Personal information
- Full name: Rowland George Venables
- Born: 18 January 1846 Truro, Cornwall, England
- Died: 9 March 1920 (aged 74) Oswestry, Shropshire, England
- Batting: Right-handed
- Bowling: Left-arm roundarm medium

Domestic team information
- 1866–1869: Oxford University

Career statistics
| Competition | First-class |
| Matches | 2 |
| Runs scored | 26 |
| Batting average | 13.00 |
| 100s/50s | –/– |
| Top score | 24* |
| Balls bowled | 144 |
| Wickets | 4 |
| Bowling average | 23.00 |
| 5 wickets in innings | – |
| 10 wickets in match | – |
| Best bowling | 3/25 |
| Catches/stumpings | –/– |
- Source: Cricinfo, 18 February 2020

= Rowland Venables =

English cricketer

Rowland George Venables (18 January 1846 – 9 March 1920) was an English first-class cricketer and barrister.

The son of The Reverend Joseph Venables, he was born at Truro in January 1846. He was educated at Rugby School, before going up to University College, Oxford.

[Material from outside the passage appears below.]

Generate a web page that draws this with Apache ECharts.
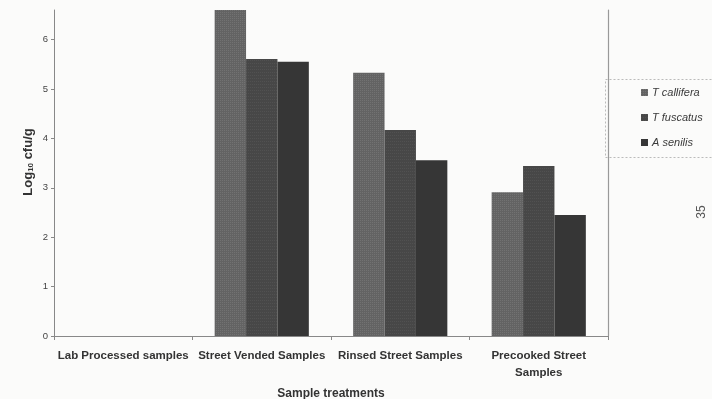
<!DOCTYPE html>
<html>
<head>
<meta charset="utf-8">
<script src="https://cdn.jsdelivr.net/npm/echarts@6/dist/echarts.min.js"></script>
<style>
html,body{margin:0;padding:0;background:#fbfbfa;}
#c{width:712px;height:399px;}
</style>
</head>
<body>
<div id="c"></div>
<script>
const categories = ['Lab Processed samples', 'Street Vended Samples', 'Rinsed Street Samples', 'Precooked Street Samples'];
const seriesNames = ['T callifera', 'T fuscatus', 'A senilis'];
const tCallifera = [0, 6.6, 5.33, 2.91];
const tFuscatus = [0, 5.61, 4.17, 3.44];
const aSenilis = [0, 5.55, 3.56, 2.45];
const yTicks = [0, 1, 2, 3, 4, 5, 6];
const colors = ['#636363', '#474747', '#363636'];

const chart = echarts.init(document.getElementById('c'), null, {renderer: 'canvas'});
const FONT = 'Liberation Sans, Arial, sans-serif';

function mkSeries(name, data, i) {
  const s = {
    name: name,
    type: 'bar',
    data: data,
    barGap: '0%',
    barCategoryGap: '32%',
    itemStyle: {color: colors[i]},
    emphasis: {disabled: true}
  };
  if (i === 0) {
    s.itemStyle.decal = {symbol: 'rect', symbolSize: 1, color: 'rgba(255,255,255,0.10)', dashArrayX: [1, 1], dashArrayY: [1, 1], rotation: 0};
  } else if (i === 1) {
    s.itemStyle.decal = {symbol: 'rect', symbolSize: 1, color: 'rgba(255,255,255,0.06)', dashArrayX: [1, 1], dashArrayY: [1, 2], rotation: 0};
  }
  return s;
}

chart.setOption({
  backgroundColor: '#fbfbfa',
  animation: false,
  grid: {left: 54, right: 104, top: 10, bottom: 63, containLabel: false, outerBoundsMode: 'none'},
  legend: {
    orient: 'vertical',
    left: 603,
    top: 77,
    padding: [10, 20, 8, 38],
    itemWidth: 7,
    itemHeight: 7,
    itemGap: 14,
    icon: 'rect',
    selectedMode: false,
    textStyle: {fontFamily: FONT, fontSize: 11, fontStyle: 'italic', color: '#3a3a3a', padding: [0, 0, 0, -1]},
    data: seriesNames
  },
  xAxis: {
    type: 'category',
    data: categories,
    axisLine: {lineStyle: {color: '#888', width: 1}},
    axisTick: {show: true, length: 4, lineStyle: {color: '#888'}},
    axisLabel: {
      interval: 0,
      margin: 11,
      fontFamily: FONT,
      fontSize: 11.5,
      fontWeight: 'bold',
      color: '#333',
      lineHeight: 17,
      formatter: function (v) { return v === 'Precooked Street Samples' ? 'Precooked Street\nSamples' : v; }
    },
    name: 'Sample treatments',
    nameLocation: 'middle',
    nameGap: 52,
    nameTextStyle: {fontFamily: FONT, fontSize: 12, fontWeight: 'bold', color: '#333'}
  },
  yAxis: [{
    type: 'value',
    min: 0,
    max: 6.6,
    interval: 1,
    splitLine: {show: false},
    axisLine: {show: true, lineStyle: {color: '#888', width: 1}},
    axisTick: {show: true, length: 3, lineStyle: {color: '#888'}, customValues: yTicks},
    axisLabel: {fontFamily: FONT, fontSize: 9.5, color: '#444', margin: 6, customValues: yTicks}
  }, {
    type: 'value',
    position: 'right',
    min: 0,
    max: 6.6,
    splitLine: {show: false},
    axisLine: {show: true, lineStyle: {color: '#999', width: 1.2}},
    axisTick: {show: false},
    axisLabel: {show: false}
  }],
  graphic: [
    {
      type: 'rect',
      left: 603, top: 77,
      shape: {width: 130, height: 78},
      style: {fill: 'none', stroke: '#bbb', lineWidth: 1, lineDash: [2, 2]},
      silent: true
    },
    {
      type: 'text',
      x: 28, y: 162,
      rotation: Math.PI / 2,
      style: {
        text: '{a|Log}{b|10}{a| cfu/g}',
        align: 'center',
        verticalAlign: 'middle',
        rich: {
          a: {fontFamily: FONT, fontSize: 13, fontWeight: 'bold', fill: '#333', verticalAlign: 'bottom'},
          b: {fontFamily: FONT, fontSize: 8, fontWeight: 'bold', fill: '#333', verticalAlign: 'bottom'}
        }
      }
    },
    {
      type: 'text',
      x: 702, y: 212,
      rotation: Math.PI / 2,
      style: {text: '35', align: 'center', verticalAlign: 'middle', fontFamily: FONT, fontSize: 12, fill: '#555'}
    }
  ],
  series: [
    mkSeries(seriesNames[0], tCallifera, 0),
    mkSeries(seriesNames[1], tFuscatus, 1),
    mkSeries(seriesNames[2], aSenilis, 2)
  ]
});
</script>
</body>
</html>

While studying at Oxford, he made two appearances in first-class cricket for Oxford University, against the Marylebone Cricket Club in 1866 and the Gentlemen of England in 1869. He scored 26 runs in his two matches, in addition to taking 4 wickets with his left-arm roundarm medium pace bowling, with best figures of 3 for 25.

A student of the Inner Temple, Venables was called to the bar in 1872. He was a member of the Oxford circuit and the chairman of the Ludlow Board of Guardians. He was also a justice of the peace for Shropshire and the Welsh county of Denbighshire.

He remained active in cricket following his time at Oxford and was a prominent figure in Shropshire cricket, appearing for the county between 1866 and 1876 while playing at club level for Oswestry, in addition to being a member of the Free Foresters Cricket Club. Venables died suddenly at Oswestry in March 1920.